* _PROBLEM TO SOLVE_
Without the pictures, set down every line of the data exactly.
** start of AVAILABLE DATA **
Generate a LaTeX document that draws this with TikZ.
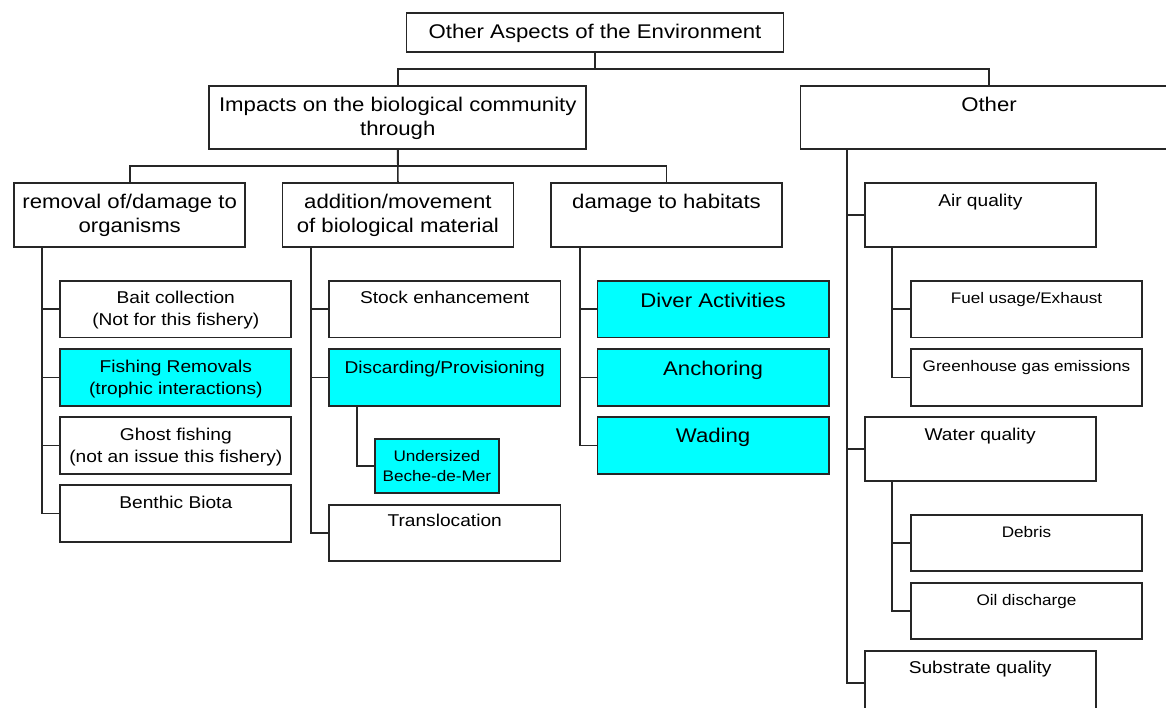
\documentclass[tikz,border=0pt]{standalone}
\usepackage{fontspec}
\setmainfont{Liberation Sans}[FakeStretch=1.12]
\usepackage{tikz}
\usetikzlibrary{positioning}
\definecolor{aqua}{HTML}{00FFFF}
\newcommand{\boxtxt}[4]{\parbox[t][#2pt][t]{#1pt}{\centering\rule{0pt}{#3pt}#4\par}}

\begin{document}
\begin{tikzpicture}[x=1pt, y=-1pt,
  box/.style={draw=black!85, line width=1.8pt, fill=white, inner sep=0pt, outer sep=0pt, anchor=north west},
  hot/.style={box, fill=aqua},
  big/.style={font=\fontsize{19.8}{24}\selectfont},
  mid/.style={font=\fontsize{17.1}{21.5}\selectfont},
  small/.style={font=\fontsize{15.3}{20}\selectfont},
  link/.style={draw=black!85, line width=1.7pt}]
\useasboundingbox (0,0) rectangle (1166,708);

% top levels
\node[box,big] (root) at (406.5,13.3) {\boxtxt{377}{38.4}{25}{Other Aspects of the Environment}};
\node[box,big] (impacts) at (209.3,86) {\boxtxt{377}{63}{26}{Impacts on the biological community\\through}};
\node[box,big] (other) at (800.5,86) {\boxtxt{377}{63}{25.7}{Other}};

\node[box,big] (removal) at (14.2,183.3) {\boxtxt{231}{64}{25.7}{removal of/damage to\\organisms}};
\node[box,big] (addition) at (282.4,183.3) {\boxtxt{231}{64}{25.7}{addition/movement\\of biological material}};
\node[box,big] (habitats) at (551,183.3) {\boxtxt{231}{64}{25.7}{damage to habitats}};

% removal of/damage to organisms
\node[box,mid] (bait) at (60.3,281) {\boxtxt{231}{56.5}{22.8}{Bait collection\\(Not for this fishery)}};
\node[hot,mid] (fishing) at (60.3,349.3) {\boxtxt{231}{56.5}{23.3}{Fishing Removals\\(trophic interactions)}};
\node[box,mid] (ghost) at (60.3,417.3) {\boxtxt{231}{56.5}{23.5}{Ghost fishing\\(not an issue this fishery)}};
\node[box,mid] (benthic) at (60.3,485.3) {\boxtxt{231}{56.5}{23}{Benthic Biota}};

% addition/movement
\node[box,mid] (stock) at (328.9,281) {\boxtxt{231.6}{56.5}{23}{Stock enhancement}};
\node[hot,mid] (discard) at (328.9,349.3) {\boxtxt{231.6}{56.5}{24}{Discarding/Provisioning}};
\node[hot,small] (undersized) at (374.8,439.3) {\boxtxt{124.2}{53.4}{21.7}{Undersized\\Beche-de-Mer}};
\node[box,mid] (transloc) at (328.9,504.7) {\boxtxt{231.6}{56.5}{22}{Translocation}};

% damage to habitats
\node[hot,big] (diver) at (597.5,281) {\boxtxt{231.2}{56.5}{26.7}{Diver Activities}};
\node[hot,big] (anchoring) at (597.5,349.3) {\boxtxt{231.2}{56.5}{25.7}{Anchoring}};
\node[hot,big] (wading) at (597.5,417.3) {\boxtxt{231.2}{56.5}{25.4}{Wading}};

% other
\node[box,mid] (air) at (864.8,183.3) {\boxtxt{231}{64}{23.4}{Air quality}};
\node[box,small] (fuel) at (911,281) {\boxtxt{231}{56.5}{22.3}{Fuel usage/Exhaust}};
\node[box,small] (greenhouse) at (911,349.3) {\boxtxt{231}{56.5}{21.7}{Greenhouse gas emissions}};
\node[box,mid] (water) at (864.6,417.3) {\boxtxt{231}{63.4}{22.7}{Water quality}};
\node[box,small] (debris) at (911,515) {\boxtxt{231}{56}{22.3}{Debris}};
\node[box,small] (oil) at (911,582.7) {\boxtxt{231}{56.3}{22.3}{Oil discharge}};
\node[box,mid] (substrate) at (864.6,650.7) {\boxtxt{231}{64}{22.6}{Substrate quality}};

% connectors
\draw[link] (root.south) -- ++(0,17.3) -| (impacts.north);
\draw[link] (root.south) -- ++(0,17.3) -| (other.north);
\draw[link] (impacts.south) -- ++(0,16.7) -| (removal.north);
\draw[link] (impacts.south) -- (addition.north);
\draw[link] (impacts.south) -- ++(0,16.7) -| (habitats.north);

\foreach \n in {bait,fishing,ghost,benthic}
  \draw[link] ([xshift=27.6pt]removal.south west) |- (\n.west);
\foreach \n in {stock,discard,transloc}
  \draw[link] ([xshift=28.4pt]addition.south west) |- (\n.west);
\draw[link] ([xshift=28.1pt]discard.south west) |- (undersized.west);
\foreach \n in {diver,anchoring,wading}
  \draw[link] ([xshift=28.8pt]habitats.south west) |- (\n.west);
\foreach \n in {air,water,substrate}
  \draw[link] ([xshift=46.3pt]other.south west) |- (\n.west);
\foreach \n in {fuel,greenhouse}
  \draw[link] ([xshift=27.4pt]air.south west) |- (\n.west);
\foreach \n in {debris,oil}
  \draw[link] ([xshift=27.4pt]water.south west) |- (\n.west);
\end{tikzpicture}
\end{document}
** end of AVAILABLE DATA **
* _SOLUTION TO THIS PROBLEM_
Generate a LaTeX document that draws this with TikZ.
\documentclass[tikz,border=0pt]{standalone}
\usepackage{fontspec}
\setmainfont{Liberation Sans}[FakeStretch=1.12]
\usepackage{tikz}
\usetikzlibrary{positioning}
\definecolor{aqua}{HTML}{00FFFF}
\newcommand{\boxtxt}[4]{\parbox[t][#2pt][t]{#1pt}{\centering\rule{0pt}{#3pt}#4\par}}

\begin{document}
\begin{tikzpicture}[x=1pt, y=-1pt,
  box/.style={draw=black!85, line width=1.8pt, fill=white, inner sep=0pt, outer sep=0pt, anchor=north west},
  hot/.style={box, fill=aqua},
  big/.style={font=\fontsize{19.8}{24}\selectfont},
  mid/.style={font=\fontsize{17.1}{21.5}\selectfont},
  small/.style={font=\fontsize{15.3}{20}\selectfont},
  link/.style={draw=black!85, line width=1.7pt}]
\useasboundingbox (0,0) rectangle (1166,708);

% top levels
\node[box,big] (root) at (406.5,13.3) {\boxtxt{377}{38.4}{25}{Other Aspects of the Environment}};
\node[box,big] (impacts) at (209.3,86) {\boxtxt{377}{63}{26}{Impacts on the biological community\\through}};
\node[box,big] (other) at (800.5,86) {\boxtxt{377}{63}{25.7}{Other}};

\node[box,big] (removal) at (14.2,183.3) {\boxtxt{231}{64}{25.7}{removal of/damage to\\organisms}};
\node[box,big] (addition) at (282.4,183.3) {\boxtxt{231}{64}{25.7}{addition/movement\\of biological material}};
\node[box,big] (habitats) at (551,183.3) {\boxtxt{231}{64}{25.7}{damage to habitats}};

% removal of/damage to organisms
\node[box,mid] (bait) at (60.3,281) {\boxtxt{231}{56.5}{22.8}{Bait collection\\(Not for this fishery)}};
\node[hot,mid] (fishing) at (60.3,349.3) {\boxtxt{231}{56.5}{23.3}{Fishing Removals\\(trophic interactions)}};
\node[box,mid] (ghost) at (60.3,417.3) {\boxtxt{231}{56.5}{23.5}{Ghost fishing\\(not an issue this fishery)}};
\node[box,mid] (benthic) at (60.3,485.3) {\boxtxt{231}{56.5}{23}{Benthic Biota}};

% addition/movement
\node[box,mid] (stock) at (328.9,281) {\boxtxt{231.6}{56.5}{23}{Stock enhancement}};
\node[hot,mid] (discard) at (328.9,349.3) {\boxtxt{231.6}{56.5}{24}{Discarding/Provisioning}};
\node[hot,small] (undersized) at (374.8,439.3) {\boxtxt{124.2}{53.4}{21.7}{Undersized\\Beche-de-Mer}};
\node[box,mid] (transloc) at (328.9,504.7) {\boxtxt{231.6}{56.5}{22}{Translocation}};

% damage to habitats
\node[hot,big] (diver) at (597.5,281) {\boxtxt{231.2}{56.5}{26.7}{Diver Activities}};
\node[hot,big] (anchoring) at (597.5,349.3) {\boxtxt{231.2}{56.5}{25.7}{Anchoring}};
\node[hot,big] (wading) at (597.5,417.3) {\boxtxt{231.2}{56.5}{25.4}{Wading}};

% other
\node[box,mid] (air) at (864.8,183.3) {\boxtxt{231}{64}{23.4}{Air quality}};
\node[box,small] (fuel) at (911,281) {\boxtxt{231}{56.5}{22.3}{Fuel usage/Exhaust}};
\node[box,small] (greenhouse) at (911,349.3) {\boxtxt{231}{56.5}{21.7}{Greenhouse gas emissions}};
\node[box,mid] (water) at (864.6,417.3) {\boxtxt{231}{63.4}{22.7}{Water quality}};
\node[box,small] (debris) at (911,515) {\boxtxt{231}{56}{22.3}{Debris}};
\node[box,small] (oil) at (911,582.7) {\boxtxt{231}{56.3}{22.3}{Oil discharge}};
\node[box,mid] (substrate) at (864.6,650.7) {\boxtxt{231}{64}{22.6}{Substrate quality}};

% connectors
\draw[link] (root.south) -- ++(0,17.3) -| (impacts.north);
\draw[link] (root.south) -- ++(0,17.3) -| (other.north);
\draw[link] (impacts.south) -- ++(0,16.7) -| (removal.north);
\draw[link] (impacts.south) -- (addition.north);
\draw[link] (impacts.south) -- ++(0,16.7) -| (habitats.north);

\foreach \n in {bait,fishing,ghost,benthic}
  \draw[link] ([xshift=27.6pt]removal.south west) |- (\n.west);
\foreach \n in {stock,discard,transloc}
  \draw[link] ([xshift=28.4pt]addition.south west) |- (\n.west);
\draw[link] ([xshift=28.1pt]discard.south west) |- (undersized.west);
\foreach \n in {diver,anchoring,wading}
  \draw[link] ([xshift=28.8pt]habitats.south west) |- (\n.west);
\foreach \n in {air,water,substrate}
  \draw[link] ([xshift=46.3pt]other.south west) |- (\n.west);
\foreach \n in {fuel,greenhouse}
  \draw[link] ([xshift=27.4pt]air.south west) |- (\n.west);
\foreach \n in {debris,oil}
  \draw[link] ([xshift=27.4pt]water.south west) |- (\n.west);
\end{tikzpicture}
\end{document}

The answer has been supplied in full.